This post is the third part in my “Dating With Depression” series. You can read the first post about putting yourself out there here, and the second post about talking about mental health with your partner here.
Dating someone while dealing with mental health issues, or living with a chronic mental illness, isn’t easy. It’s not easy for the people who are living with these issues (obviously), but it can also be very difficult for the other person, the other half of the relationship. It’s great that people want to help care and support their partners who live with mental illness, and it’s beautiful to see relationships thrive even though one (or both) people are dealing with mental health issues. But if someone wants to be as helpful and supportive as possible, what am I supposed to tell them? Even though my experience is specific, there are a few things you could tell your partner that might help them understand what you’re dealing with.

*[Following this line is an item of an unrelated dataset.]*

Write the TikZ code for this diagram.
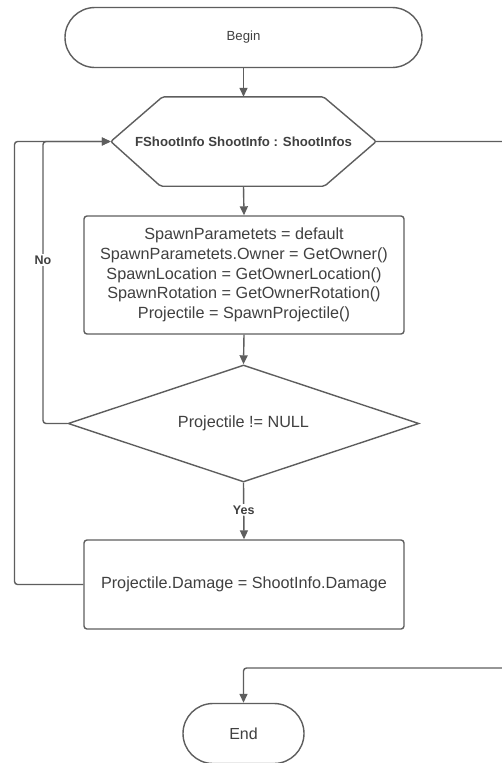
\documentclass[tikz,border=0pt]{standalone}
\usepackage{fontspec}
\setmainfont{Liberation Sans}
\usetikzlibrary{arrows.meta,shapes.misc,shapes.geometric,calc}
\definecolor{lc}{HTML}{5E5E5E}
\definecolor{tc}{HTML}{404040}
\tikzset{
  base/.style={draw=lc, line width=1.4pt, text=tc, inner sep=0pt, align=center},
  term/.style={base, rounded rectangle},
  proc/.style={base, rectangle, rounded corners=3pt, font=\fontsize{16.2}{19.8}\selectfont},
  dec/.style={base, diamond, font=\fontsize{16.2}{19.8}\selectfont},
  conn/.style={draw=lc, line width=1.4pt, rounded corners=3pt},
  arr/.style={conn, -{Triangle[length=9pt,width=8pt]}},
  lbl/.style={fill=white, text=tc, inner sep=1.5pt, font=\bfseries\fontsize{12.5}{14}\selectfont},
}
\begin{document}
\begin{tikzpicture}[x=1pt,y=-1pt]
\clip (0,0) rectangle (502,763);
\useasboundingbox (0,0) rectangle (502,763);
\fill[white] (0,0) rectangle (502,763);

\node[term, minimum width=357pt, minimum height=60pt, font=\fontsize{13.2}{15}\selectfont] (begin) at (243.5,37.5) {Begin};

\node[inner sep=0pt, minimum width=265pt, minimum height=89pt, text=tc, font=\bfseries\fontsize{13.2}{15}\selectfont] (hex) at (243.5,141.5) {FShootInfo ShootInfo : ShootInfos};
\draw[draw=lc, line width=1.4pt, rounded corners=2pt]
  (hex.west) -- ($(hex.north)+(-81,0)$) -- ($(hex.north)+(80,0)$) -- (hex.east)
  -- ($(hex.south)+(81,0)$) -- ($(hex.south)+(-83,0)$) -- cycle;

\node[proc, minimum width=320pt, minimum height=118pt] (box1) at (244,275)
  {SpawnParametets = default\\SpawnParametets.Owner = GetOwner()\\SpawnLocation = GetOwnerLocation()\\SpawnRotation = GetOwnerRotation()\\Projectile = SpawnProjectile()};

\node[dec, minimum width=351pt, minimum height=117pt, aspect=3] (dia) at (243.5,423.5) {Projectile != NULL};

\node[proc, minimum width=320pt, minimum height=89pt] (box2) at (244,584.5) {Projectile.Damage = ShootInfo.Damage};

\node[term, minimum width=121pt, minimum height=60pt, font=\fontsize{16}{18}\selectfont] (end) at (243.5,733.5) {End};

\coordinate (noc) at (43,423.5);
\coordinate (backc) at (14.5,584.5);
\coordinate (rt) at (506,141.5);
\coordinate (rb) at (506,668);

\draw[arr] (begin.south) -- (hex.north);
\draw[arr] (hex.south) -- (box1.north);
\draw[arr] (box1.south) -- (dia.north);
\draw[arr] (dia.south) -- node[lbl, pos=0.48] {Yes} (box2.north);
\draw[arr] (dia.west) -- (noc) |- node[lbl, pos=0.29] {No} (hex.west);
\draw[arr] (box2.west) -- (backc) |- (hex.west);
\draw[arr] (hex.east) -- (rt) -- (rb) -| (end.north);
\end{tikzpicture}
\end{document}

FYI these are general tips that I have either heard from others or given to my partner in the past. If I use myself as an example, it’s to help make things easier to understand.
My Mental Illness Symptoms Aren’t About You or ‘Us’
This first reminder is an important one, because many questions can be answered by making this point. It’s important that everyone in my life know that my depression has nothing to do with them, but it was especially important that my girlfriend understood that. When someone cares about you that much, they might think that something they’ll do or say might set you off, especially if that ‘something’ is a big part of your relationship. Your partner will need reassurance on this point, and you’ll want to remind them often because of how easy it is to forget this point.
I Don’t Always Know What’s Going On
The first conversation I had with my partner about mental health went very well, and one of the reasons it went well was because I knew what I wanted to say and what I specifically wanted to share. But as the conversations continue, they might not always work that way. Sometimes I’ll know when I’m not feeling like myself, and I know exactly what to say to her about how I’m feeling. Sometimes I’ll feel ‘off’ when I’m with her, but I don’t know why or how I can explain what I’m feeling. It sounds scary, but I don’t always know what’s going on. And before you object to that, or say it might make your partner feel bad to hear that, I’ll remind you that I’m thinking that either way. I’ve spent more time not knowing what’s going on than knowing how I’m feeling, and that’s happening whether I share that information or not. I’d want my partner to understand that, and support ways to get me out of that funk.
Certain Things Will Set Off My Symptoms
Otherwise known as ‘triggers’, I refer to events and situations that exacerbate my depression and anxiety as things that ‘set me off’ – that is, they set off my symptoms in a number of ways. Whether it’s a social situation, watching something that reminds me of a negative experience or something else, I have a sense of what makes me anxious or can cause me to lose some mental clarity. Since I know what can set me off, I can tell that to my partner, so she isn’t caught off guard when I’m not acting like I normally am. It’s also important to understand that not everyone knows what sets them off. I have a sense of it because of the seven years I’ve dealt with depression and anxiety, but it’s not easy to be tuned in to what makes you feel depressed or anxious all the time. Everyone is on their own mental health journey on their own time, and partners who understand this can help establish healthy norms for the relationship.
What Do You Think?
These are three of the more general things that I’ve come across in my own experience and talking with others, but I’ll turn it over to the readers! What do you think your partner should know about your mental health issues when it comes to your relationship? Has it worked for you? Personally, I think this is a topic that a lot of people can respond to, and since there is not one ‘right’ way to approach it we can find the ways that work for us.